The two that I can think of is:

1. Dead reckoning - you know exactly where you want to exit, and you calculate backwards to the point you want to jump from.

2. Yardstick - you're not quite sure where you'll end up, except in a spherical error of probability, but dial in an absolute distance to be travelled before exit.
 
Sounds good. Most of the above can happily live together too. If you're not fussed about precise location and just need to jump to roughly between Mars and Earth somewhere, that's where you go, without margin of error being a major factor. If you need to be at 100D, aim at centre of object and use the jump shadow to pop you out.
 
Sounds good. Most of the above can happily live together too. If you're not fussed about precise location and just need to jump to roughly between Mars and Earth somewhere, that's where you go, without margin of error being a major factor. If you need to be at 100D, aim at centre of object and use the jump shadow to pop you out.

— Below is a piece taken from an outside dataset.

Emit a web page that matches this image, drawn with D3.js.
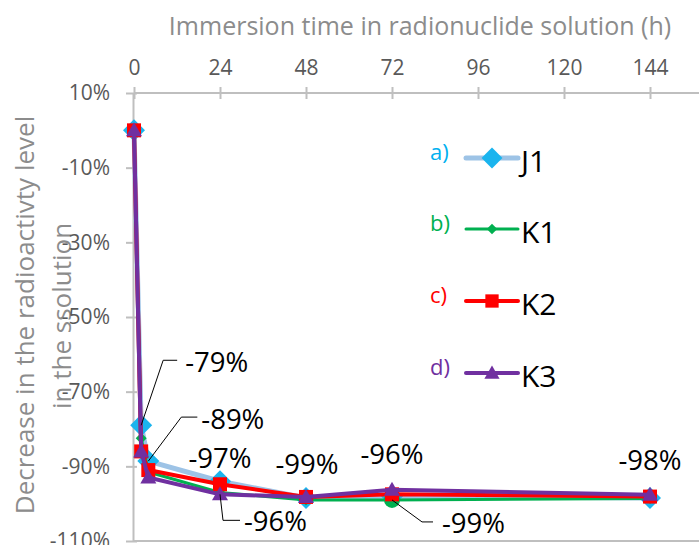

That has always been My idea of how to always hit at exactly 100D. Aim center mass and then you automatically pop out at 100D, no muss, no fuss.
 
I think if I ever get to GM Traveller I'll if asked why velocity 0 on jump that it is less likely to introduce errors by relativistic effects when moving at high velocities causing a mis-jump and if they insist on doing so they WILL have that mis-jump to keep it from being a regular thing. Don't want them to cut their travel time too much by figuring the total distance at each end and jumping at the halfway mark. Not to say it would fail the roll every time but at least once early on they would find the dice definitely go against them just to break the habit early.
 
With fleet astrogation, you can send a picket (star) ship ahead of your more important units, so they hit oncoming traffic first, like a snow plough.